■ **Records supplied**:
□ □ □ □ □
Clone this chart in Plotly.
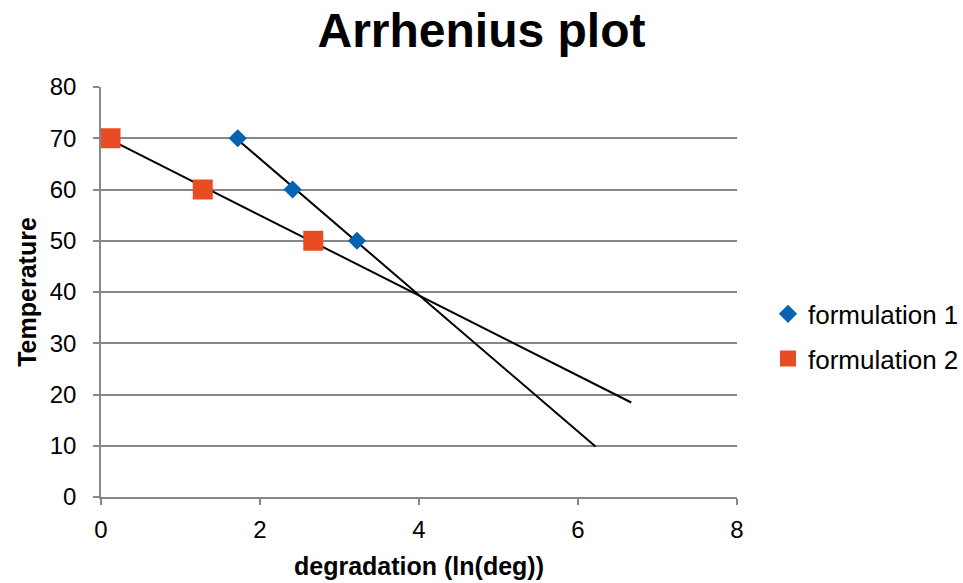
import numpy as np
import plotly.graph_objects as go

# Degradation (ln) measured at each storage temperature
temps = [70, 60, 50]
f1_lndeg = [1.72, 2.41, 3.22]
f2_lndeg = [0.12, 1.28, 2.67]

# Linear trendline forecast distance beyond the last point
f1_forward = 3.0
f2_forward = 4.0

series_names = ["formulation 1", "formulation 2"]
x_ticks = [0, 2, 4, 6, 8]
y_ticks = [0, 10, 20, 30, 40, 50, 60, 70, 80]

FONT = "Liberation Sans, Arial, sans-serif"


def trend(xs, ys, forward):
    slope, intercept = np.polyfit(xs, ys, 1)
    x0, x1 = min(xs), max(xs) + forward
    return [x0, x1], [slope * x0 + intercept, slope * x1 + intercept]


fig = go.Figure()

for xs, fwd in ((f1_lndeg, f1_forward), (f2_lndeg, f2_forward)):
    tx, ty = trend(xs, temps, fwd)
    fig.add_trace(go.Scatter(x=tx, y=ty, mode="lines", showlegend=False,
                             line=dict(color="black", width=2), hoverinfo="skip"))

fig.add_trace(go.Scatter(x=f1_lndeg, y=temps, mode="markers", name=series_names[0],
                         legendgroup="a",
                         marker=dict(symbol="diamond", size=14, color="#0563B4")))
fig.add_trace(go.Scatter(x=f2_lndeg, y=temps, mode="markers", name=series_names[1],
                         legendgroup="b",
                         marker=dict(symbol="square", size=20, color="#E84C22")))

axis_common = dict(
    showline=True, linecolor="#878787", linewidth=1.5,
    ticks="outside", ticklen=6, tickcolor="#878787", tickwidth=1.5,
    tickfont=dict(family=FONT, size=24, color="black"),
    zeroline=False,
)

fig.update_xaxes(range=[0, 8], tickvals=x_ticks, showgrid=False,
                 ticklabelstandoff=4,
                 title=dict(text="<b>degradation (ln(deg))</b>",
                            font=dict(family=FONT, size=25, color="black"), standoff=16),
                 **axis_common)
fig.update_yaxes(range=[0, 80], tickvals=y_ticks, showgrid=True,
                 gridcolor="#878787", gridwidth=1.5,
                 ticklabelstandoff=12,
                 title=dict(text="<b>Temperature</b>",
                            font=dict(family=FONT, size=25, color="black"), standoff=6),
                 **axis_common)

fig.update_layout(
    width=963, height=583,
    margin=dict(l=101, r=226, t=87, b=86, autoexpand=False),
    paper_bgcolor="white", plot_bgcolor="white",
    title=dict(text="<b>Arrhenius plot</b>", x=0.5, xanchor="center",
               y=0.948, yanchor="middle",
               font=dict(family=FONT, size=48, color="black")),
    legend=dict(xref="container", yref="container",
                x=0.7975, y=0.423, xanchor="left", yanchor="middle",
                font=dict(family=FONT, size=26, color="black"),
                traceorder="grouped", tracegroupgap=8,
                itemwidth=30, bgcolor="rgba(0,0,0,0)"),
    showlegend=True,
)

fig.write_html("out.html")
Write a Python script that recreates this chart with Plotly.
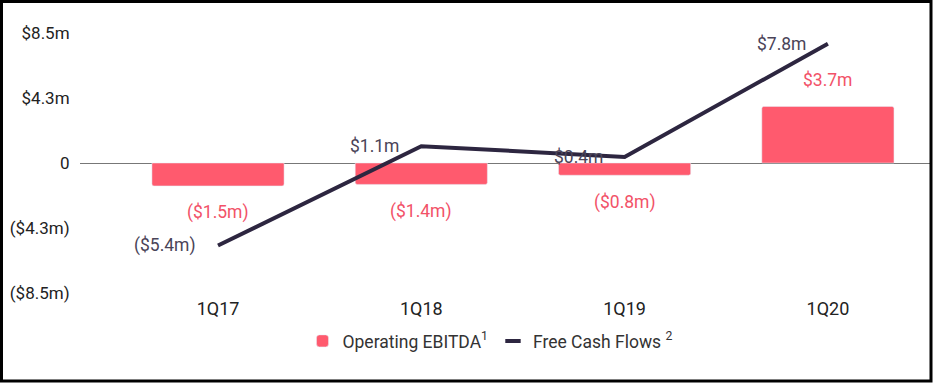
□ □ □ □ □
■ **Request**:
Every entry above needs to be retyped exactly; drop the pictures.

■ **The answer**:
Clone this chart in Plotly.
import numpy as np
import plotly.graph_objects as go

# Degradation (ln) measured at each storage temperature
temps = [70, 60, 50]
f1_lndeg = [1.72, 2.41, 3.22]
f2_lndeg = [0.12, 1.28, 2.67]

# Linear trendline forecast distance beyond the last point
f1_forward = 3.0
f2_forward = 4.0

series_names = ["formulation 1", "formulation 2"]
x_ticks = [0, 2, 4, 6, 8]
y_ticks = [0, 10, 20, 30, 40, 50, 60, 70, 80]

FONT = "Liberation Sans, Arial, sans-serif"


def trend(xs, ys, forward):
    slope, intercept = np.polyfit(xs, ys, 1)
    x0, x1 = min(xs), max(xs) + forward
    return [x0, x1], [slope * x0 + intercept, slope * x1 + intercept]


fig = go.Figure()

for xs, fwd in ((f1_lndeg, f1_forward), (f2_lndeg, f2_forward)):
    tx, ty = trend(xs, temps, fwd)
    fig.add_trace(go.Scatter(x=tx, y=ty, mode="lines", showlegend=False,
                             line=dict(color="black", width=2), hoverinfo="skip"))

fig.add_trace(go.Scatter(x=f1_lndeg, y=temps, mode="markers", name=series_names[0],
                         legendgroup="a",
                         marker=dict(symbol="diamond", size=14, color="#0563B4")))
fig.add_trace(go.Scatter(x=f2_lndeg, y=temps, mode="markers", name=series_names[1],
                         legendgroup="b",
                         marker=dict(symbol="square", size=20, color="#E84C22")))

axis_common = dict(
    showline=True, linecolor="#878787", linewidth=1.5,
    ticks="outside", ticklen=6, tickcolor="#878787", tickwidth=1.5,
    tickfont=dict(family=FONT, size=24, color="black"),
    zeroline=False,
)

fig.update_xaxes(range=[0, 8], tickvals=x_ticks, showgrid=False,
                 ticklabelstandoff=4,
                 title=dict(text="<b>degradation (ln(deg))</b>",
                            font=dict(family=FONT, size=25, color="black"), standoff=16),
                 **axis_common)
fig.update_yaxes(range=[0, 80], tickvals=y_ticks, showgrid=True,
                 gridcolor="#878787", gridwidth=1.5,
                 ticklabelstandoff=12,
                 title=dict(text="<b>Temperature</b>",
                            font=dict(family=FONT, size=25, color="black"), standoff=6),
                 **axis_common)

fig.update_layout(
    width=963, height=583,
    margin=dict(l=101, r=226, t=87, b=86, autoexpand=False),
    paper_bgcolor="white", plot_bgcolor="white",
    title=dict(text="<b>Arrhenius plot</b>", x=0.5, xanchor="center",
               y=0.948, yanchor="middle",
               font=dict(family=FONT, size=48, color="black")),
    legend=dict(xref="container", yref="container",
                x=0.7975, y=0.423, xanchor="left", yanchor="middle",
                font=dict(family=FONT, size=26, color="black"),
                traceorder="grouped", tracegroupgap=8,
                itemwidth=30, bgcolor="rgba(0,0,0,0)"),
    showlegend=True,
)

fig.write_html("out.html")
Write a Python script that recreates this chart with Plotly.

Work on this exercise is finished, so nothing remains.